Here's the timeline of what actually happens, because it's more predictable than you'd think.
Days 1 to 30: You get a late payment notice. A late fee of $25 to $40 gets added. Your promotional or lower APR may be revoked and replaced with the penalty APR (often 29.99%). After 30 days, the late payment gets reported to the credit bureaus and your score drops 60 to 110 points depending on where you started.
Days 30 to 90: More late fees. More calls. Each 30-day mark (60 days late, 90 days late) gets reported separately and does additional damage to your credit score. The card issuer's internal collections team starts calling more aggressively.
Days 90 to 180: Your account gets "charged off," usually around 180 days. A charge-off doesn't mean you don't owe the money anymore. It's an accounting move by the bank acknowledging they don't expect you to pay. The charge-off goes on your credit report and stays there for seven years from the date of the first missed payment.

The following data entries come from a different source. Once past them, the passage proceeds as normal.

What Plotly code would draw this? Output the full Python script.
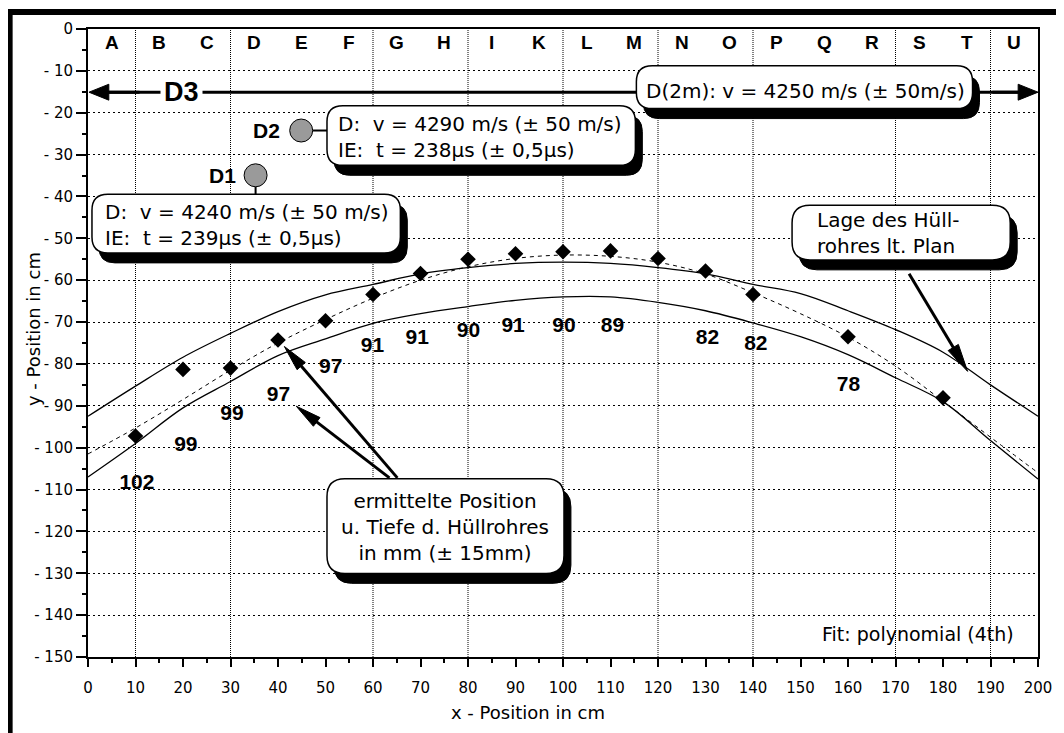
import plotly.graph_objects as go

# ---------------- data ----------------
x_meas = [10, 20, 30, 40, 50, 60, 70, 80, 90, 100, 110, 120, 130, 140, 160, 180]
y_meas = [-97.2, -81.3, -81.0, -74.3, -69.7, -63.4, -58.4, -55.0, -53.7, -53.2,
          -53.0, -54.8, -57.8, -63.4, -73.5, -88.1]

depth_mm = [102, 99, 99, 97, 97, 91, 91, 90, 91, 90, 89, 82, 82, 78]
depth_label_x = [10.3, 20.6, 30.3, 40.1, 51.1, 59.9, 69.3, 80.1, 89.5, 100.2,
                 110.4, 130.4, 140.6, 160.1]
depth_label_y = [-108.6, -99.5, -92.2, -87.7, -81.0, -75.8, -74.1, -72.2, -71.1,
                 -71.1, -71.1, -73.9, -75.4, -85.1]

curve_x = [0, 10, 20, 30, 40, 50, 60, 70, 80, 90, 100, 110, 120, 130, 140, 150,
           160, 170, 180, 190, 200]
plan_upper = [-92.5, -85.3, -78.4, -72.7, -67.5, -63.5, -61.0, -58.5, -57.0, -56.0,
              -55.7, -56.0, -57.0, -58.5, -61.0, -63.2, -67.3, -71.8, -77.2, -85.0, -92.5]
plan_lower = [-107.0, -99.0, -90.5, -84.2, -78.0, -74.0, -70.3, -68.0, -66.3, -64.8,
              -64.0, -64.0, -65.3, -67.3, -70.2, -73.5, -77.8, -83.3, -89.0, -98.3, -107.5]
fit_y = [-101.5, -95.3, -88.5, -81.5, -75.0, -69.4, -64.3, -60.0, -56.8, -54.8,
         -54.0, -54.3, -55.7, -58.5, -63.0, -68.0, -73.6, -80.5, -88.9, -97.5, -106.0]

section_letters = ["A", "B", "C", "D", "E", "F", "G", "H", "I", "K",
                   "L", "M", "N", "O", "P", "Q", "R", "S", "T", "U"]
section_boundaries = [10, 30, 60, 80, 100, 120, 140, 170, 190]

x_tick_vals = [0, 10, 20, 30, 40, 50, 60, 70, 80, 90, 100, 110, 120, 130, 140,
               150, 160, 170, 180, 190, 200]
y_tick_vals = [0, -10, -20, -30, -40, -50, -60, -70, -80, -90, -100, -110, -120,
               -130, -140, -150]
y_tick_text = ["0", "- 10", "- 20", "- 30", "- 40", "- 50", "- 60", "- 70", "- 80",
               "- 90", "- 100", "- 110", "- 120", "- 130", "- 140", "- 150"]

# ---------------- layout helpers (screen pixel -> data / paper) ----------------
SCREEN_W, SCREEN_H = 1064, 733
OFF = 8                      # default page margin of the html body
W, H = SCREEN_W - OFF, SCREEN_H - OFF
PX_L, PX_R, PX_T, PX_B = 88, 1046, 26, 657   # plot area in screen pixels
XMIN, XMAX, YMIN, YMAX = 0, 200, -150, 0


def X(px):
    return XMIN + (px - PX_L) / (PX_R - PX_L) * (XMAX - XMIN)


def Y(py):
    return YMAX - (py - PX_T) / (PX_B - PX_T) * (YMAX - YMIN)


def PXp(px):
    return (px - PX_L) / (PX_R - PX_L)


def PYp(py):
    return (PX_B - py) / (PX_B - PX_T)


def rrect(x0, y0, x1, y1, r):
    return (f"M {X(x0 + r)} {Y(y0)} L {X(x1 - r)} {Y(y0)} "
            f"Q {X(x1)} {Y(y0)} {X(x1)} {Y(y0 + r)} L {X(x1)} {Y(y1 - r)} "
            f"Q {X(x1)} {Y(y1)} {X(x1 - r)} {Y(y1)} L {X(x0 + r)} {Y(y1)} "
            f"Q {X(x0)} {Y(y1)} {X(x0)} {Y(y1 - r)} L {X(x0)} {Y(y0 + r)} "
            f"Q {X(x0)} {Y(y0)} {X(x0 + r)} {Y(y0)} Z")


shapes = []

# outer heavy frame (left and top)
shapes.append(dict(type="rect", xref="paper", yref="paper", x0=PXp(6), x1=PXp(12),
                   y0=PYp(SCREEN_H + 5), y1=PYp(6), fillcolor="black", line=dict(width=0)))
shapes.append(dict(type="rect", xref="paper", yref="paper", x0=PXp(6), x1=PXp(SCREEN_W + 5),
                   y0=PYp(12), y1=PYp(6), fillcolor="black", line=dict(width=0)))

# section boundary lines (dense dotted verticals)
for xb in section_boundaries:
    shapes.append(dict(type="line", xref="x", yref="y", x0=xb, x1=xb, y0=YMIN, y1=YMAX,
                       layer="between", line=dict(color="black", width=1, dash="1px,1px")))


def arrow(tx, ty, hx, hy, hl, hw, w):
    dxp, dyp = hx - tx, hy - ty
    L = (dxp ** 2 + dyp ** 2) ** 0.5
    ux, uy = dxp / L, dyp / L
    nx, ny = -uy, ux
    bx, by = hx - ux * hl, hy - uy * hl
    return [dict(type="line", xref="x", yref="y", x0=X(tx), y0=Y(ty),
                 x1=X(bx + ux * 3), y1=Y(by + uy * 3), line=dict(color="black", width=w)),
            dict(type="path", xref="x", yref="y",
                 path=(f"M {X(hx)} {Y(hy)} L {X(bx + nx * hw / 2)} {Y(by + ny * hw / 2)} "
                       f"L {X(bx - nx * hw / 2)} {Y(by - ny * hw / 2)} Z"),
                 fillcolor="black", line=dict(color="black", width=1))]


# D3 double arrow
d3_y = 89.5
shapes.append(dict(type="line", xref="x", yref="y", x0=X(100), x1=X(1030), y0=Y(d3_y),
                   y1=Y(d3_y), line=dict(color="black", width=3)))
shapes += arrow(140, d3_y, 89, d3_y, 20, 16, 3)
shapes += arrow(1000, d3_y, 1046, d3_y, 20, 16, 3)

# arrows from the annotation boxes
shapes += arrow(400, 477, 286, 345, 26, 11, 3)
shapes += arrow(392, 477, 298, 405, 26, 11, 3)
shapes += arrow(916, 272, 975, 370, 28, 12, 3)

# rounded boxes with shadow
boxes = [(641, 63, 980, 106, 16), (329, 103, 640, 163, 16), (92, 192, 403, 251, 16),
         (798, 203, 1018, 258, 18), (329, 478, 568, 573, 18)]
SX, SY = 7, 10
for (bx0, by0, bx1, by1, r) in boxes:
    shapes.append(dict(type="path", xref="x", yref="y",
                       path=rrect(bx0 + SX, by0 + SY, bx1 + SX, by1 + SY, r),
                       fillcolor="black", line=dict(color="black", width=1)))
    shapes.append(dict(type="path", xref="x", yref="y", path=rrect(bx0, by0, bx1, by1, r),
                       fillcolor="white", line=dict(color="black", width=1.5)))

# connectors and D1/D2 circles
shapes.append(dict(type="line", xref="x", yref="y", x0=X(314), x1=X(329), y0=Y(128),
                   y1=Y(128), line=dict(color="black", width=2)))
shapes.append(dict(type="line", xref="x", yref="y", x0=X(257), x1=X(257), y0=Y(184),
                   y1=Y(192), line=dict(color="black", width=2)))
for (cx, cy) in [(303, 128), (257, 173)]:
    shapes.append(dict(type="circle", xref="x", yref="y", xsizemode="pixel",
                       ysizemode="pixel", xanchor=X(cx), yanchor=Y(cy),
                       x0=-11.5, x1=11.5, y0=-11.5, y1=11.5,
                       fillcolor="#9a9a9a", line=dict(color="black", width=1)))

# ---------------- traces ----------------
fig = go.Figure()
fig.add_trace(go.Scatter(x=curve_x, y=plan_upper, mode="lines",
                         line=dict(color="black", width=1.3, shape="spline", smoothing=1),
                         hoverinfo="skip", showlegend=False))
fig.add_trace(go.Scatter(x=curve_x, y=plan_lower, mode="lines",
                         line=dict(color="black", width=1.3, shape="spline", smoothing=1),
                         hoverinfo="skip", showlegend=False))
fig.add_trace(go.Scatter(x=curve_x, y=fit_y, mode="lines",
                         line=dict(color="black", width=1, dash="4px,4px", shape="spline",
                                   smoothing=1),
                         hoverinfo="skip", showlegend=False))
fig.add_trace(go.Scatter(x=x_meas, y=y_meas, mode="markers",
                         marker=dict(symbol="diamond", size=12, color="black"),
                         showlegend=False))
fig.add_trace(go.Scatter(x=depth_label_x, y=depth_label_y, mode="text",
                         text=[str(v) for v in depth_mm],
                         textfont=dict(family="Liberation Sans", size=21, color="black",
                                       weight="bold"),
                         hoverinfo="skip", showlegend=False))

# ---------------- annotations ----------------
BOXFONT = dict(family="DejaVu Sans", size=20, color="black")
C = dict(xanchor="center", yanchor="middle", showarrow=False)
ann = []
for i, letter in enumerate(section_letters):
    ann.append(dict(x=5 + 10 * i, y=Y(40), text=letter, **C,
                    font=dict(family="Liberation Sans", size=19, color="black", weight="bold")))

ann.append(dict(x=X(182), y=Y(d3_y), text="D3", bgcolor="white", borderpad=3, **C,
                font=dict(family="Liberation Sans", size=27, color="black", weight="bold")))
ann.append(dict(x=X(268), y=Y(128), text="D2", **C,
                font=dict(family="Liberation Sans", size=21, color="black", weight="bold")))
ann.append(dict(x=X(224), y=Y(173), text="D1", **C,
                font=dict(family="Liberation Sans", size=21, color="black", weight="bold")))

ann.append(dict(x=X(812), y=Y(88), text="D(2m): v = 4250 m/s (± 50m/s)", **C, font=BOXFONT))
ann.append(dict(x=X(338), y=Y(135), xanchor="left", yanchor="middle", align="left",
                showarrow=False,
                text="D:  v = 4290 m/s (± 50 m/s)<br>IE:  t = 238µs (± 0,5µs)", font=BOXFONT))
ann.append(dict(x=X(103), y=Y(223), xanchor="left", yanchor="middle", align="left",
                showarrow=False,
                text="D:  v = 4240 m/s (± 50 m/s)<br>IE:  t = 239µs (± 0,5µs)", font=BOXFONT))
ann.append(dict(x=X(821), y=Y(231), xanchor="left", yanchor="middle", align="left",
                showarrow=False, text="Lage des Hüll-<br>rohres lt. Plan", font=BOXFONT))
ann.append(dict(x=X(448), y=Y(526), align="center", **C,
                text="ermittelte Position<br>u. Tiefe d. Hüllrohres<br>in mm (± 15mm)",
                font=BOXFONT))
ann.append(dict(x=X(1024), y=Y(634), xanchor="right", yanchor="middle", showarrow=False,
                text="Fit: polynomial (4th)",
                font=dict(family="DejaVu Sans", size=19, color="black")))

# axis titles
ann.append(dict(xref="paper", yref="paper", x=PXp(532), y=PYp(713), **C,
                text="x - Position in cm",
                font=dict(family="DejaVu Sans", size=18, color="black")))
ann.append(dict(xref="paper", yref="paper", x=PXp(33), y=PYp(327), **C,
                textangle=-90, text="y - Position in cm",
                font=dict(family="DejaVu Sans", size=18, color="black")))

fig.update_layout(
    width=W, height=H,
    margin=dict(l=PX_L - OFF, r=SCREEN_W - PX_R, t=PX_T - OFF, b=SCREEN_H - PX_B, pad=0),
    paper_bgcolor="white", plot_bgcolor="white",
    shapes=shapes, annotations=ann,
    xaxis=dict(range=[XMIN, XMAX], showgrid=False, zeroline=False,
               showline=True, linewidth=2, linecolor="black", mirror=True,
               tickmode="array", tickvals=x_tick_vals, ticks="outside", ticklen=8,
               tickwidth=1.5, tickcolor="black", ticklabelstandoff=8,
               tickfont=dict(family="DejaVu Sans", size=15, color="black"),
               minor=dict(tickvals=[v + 5 for v in x_tick_vals[:-1]], ticks="outside",
                          ticklen=4, tickwidth=1.5, tickcolor="black", showgrid=False)),
    yaxis=dict(range=[YMIN, YMAX], showgrid=True, gridcolor="black", gridwidth=1,
               griddash="2px,3px", zeroline=False,
               showline=True, linewidth=2, linecolor="black", mirror=True,
               tickmode="array", tickvals=y_tick_vals, ticktext=y_tick_text,
               ticks="outside", ticklen=10, tickwidth=1.5, tickcolor="black",
               tickfont=dict(family="DejaVu Sans", size=15, color="black"),
               minor=dict(tickvals=[v - 5 for v in y_tick_vals[:-1]], ticks="outside",
                          ticklen=4, tickwidth=1.5, tickcolor="black", showgrid=False)),
)

fig.write_html("out.html")
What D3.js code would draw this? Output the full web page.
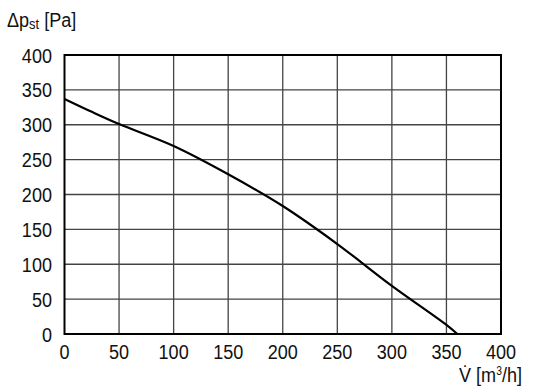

After charge-off: The bank either sends your account to a third-party collection agency or sells the debt to a debt buyer for pennies on the dollar (typically 4 to 10 cents per dollar). Now a collector is calling instead of your original credit card company.
Potential lawsuit: If the amount is large enough (typically $3,000+), the original creditor or the debt buyer may sue you. If they win a judgment, they can garnish your wages (up to 25% of disposable income in most states), levy your bank account, or place a lien on property. Not everyone gets sued, but it's a real possibility, especially for larger balances.
There are situations where people strategically stop paying as part of a debt settlement plan. Settlement companies instruct you to stop paying creditors and instead save money in a dedicated account, then use that money to negotiate lump-sum settlements for less than you owe. This strategy works but comes with all the credit damage described above plus settlement fees of 15% to 25% of your enrolled debt.
If you're considering stopping payments, talk to a nonprofit credit counselor first. There may be better options (hardship programs, debt management plans) that address your situation without the credit destruction.